Consistent 18 to 20 knot Westerly breeze greeted the sailors on Day 2, causing some equipment failure before the off. Broken halyards on two Firefly cats, steering linkage failure and a snapped dagger board forced two Stealth catamarans to retire from the second race. Despite all this, it was warm and sunny until the inevitable storm passed over during the latter stage of proceedings.
It is believed the uncharacteristic breeze is being sucked across the peninsula by Typhoon CHAN-HOM (FALCON) that is due to make landfall over China today. The resilient crews have remained undeterred and instigated running repairs to get them through the day and stay in the running for the title.
Despite Alan Carwardine’s Stealth 11.8m Asia Catamarans Hurricane leading the fleet and looking as if they would take their third win, it was Mick Coleman’s sister ship Java’s turn, to take the handicap honours by three seconds from Carwardine’s Asia Catamarans Hurricane. David Liddell’s new Stealth 14m WOW slotted into third place by 44 seconds after overnight repairs. Then the radio announcement, that Carwardine’s Asia Catamarans Hurricane was retiring with broken steering linkages, leaving the overall Racing Multi’s (OMR) leaders position vulnerable, as all races are to count in the series.

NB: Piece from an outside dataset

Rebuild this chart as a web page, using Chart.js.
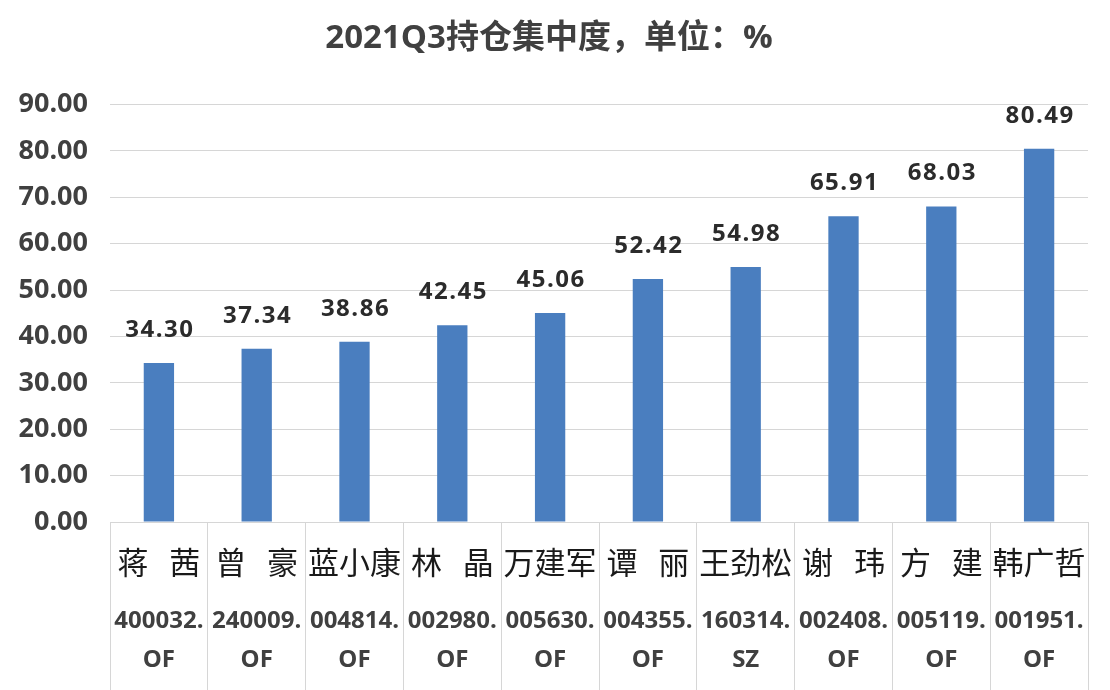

This left the door open for Mick Coleman’s Stealth 11.8m Java, to make it two wins on the day and take over the overall lead. David Liddell’s new Stealth 14m WOW, hit the sandbar and broke the dagger board, allowing Kirill Stashevskiy’s Stealth 13 Gokova Phuket Galeforce to slot into second place and Grenville Fordham’s Image Asia Nina slipped into third place. These placing’s and retirements, have reshuffled the pack. Carwardine’s Asia Catamarans Hurricane drops down to second overall and Henry Kaye’s Seacart 26 Sweet Chariot remains in third overall. Only one point separates third to sixth place, with three boats tied on 19 points. Tomorrows results will determine the overall podium places.
Just as the Firefly starting horn sounded, the halyard on John Newnham’s Twin Sharks parted company and the headsail come tumbling down. Some thing very similar happened on Neil Ayre’s Advanced Racing Team. The spinnaker halyard was jury rigged and smaller jib hoisted, which didn’t seem to make much difference to the boat speed, as they set off to overhaul George Eddings Blue Nose. Top mark rounding’s became difficult as the jib had to be lowered and the spinnaker hoisted on the same halyard. Despite all this Brent Gribble and the Twin Sharks crew, took it into their stride and still managed to speed away into the distance and record two wins, making it four in a row. George Eddings Blue Nose edged in front of Neil Ayre’s Advanced Racing Team on the second race by 36 seconds but the roles are reversed on the overall standings.
The reorganizing of the classes has resulted in the Corsair Pulse 600 trimaran’s using this regatta as a display event, in their own class and Tatiana Bogatyzova’s Lagoon 380 Star Fruit being the sole entrant in the Open Multihull Class. Bob Garner’s Cosair SuDu Red has preformed the best and running repairs have enabled the others to join in today. Tomorrow it is expected to have three Corsair’s back and awarded daily prizes.
Last day of racing tomorrow, will determine the overall results and the prize presentation will be held in the evening at the Ao Chalong Yacht Culb. The weather report is similar to today and can expect some daring people on their flying machines, to settle the bragging rights for another year.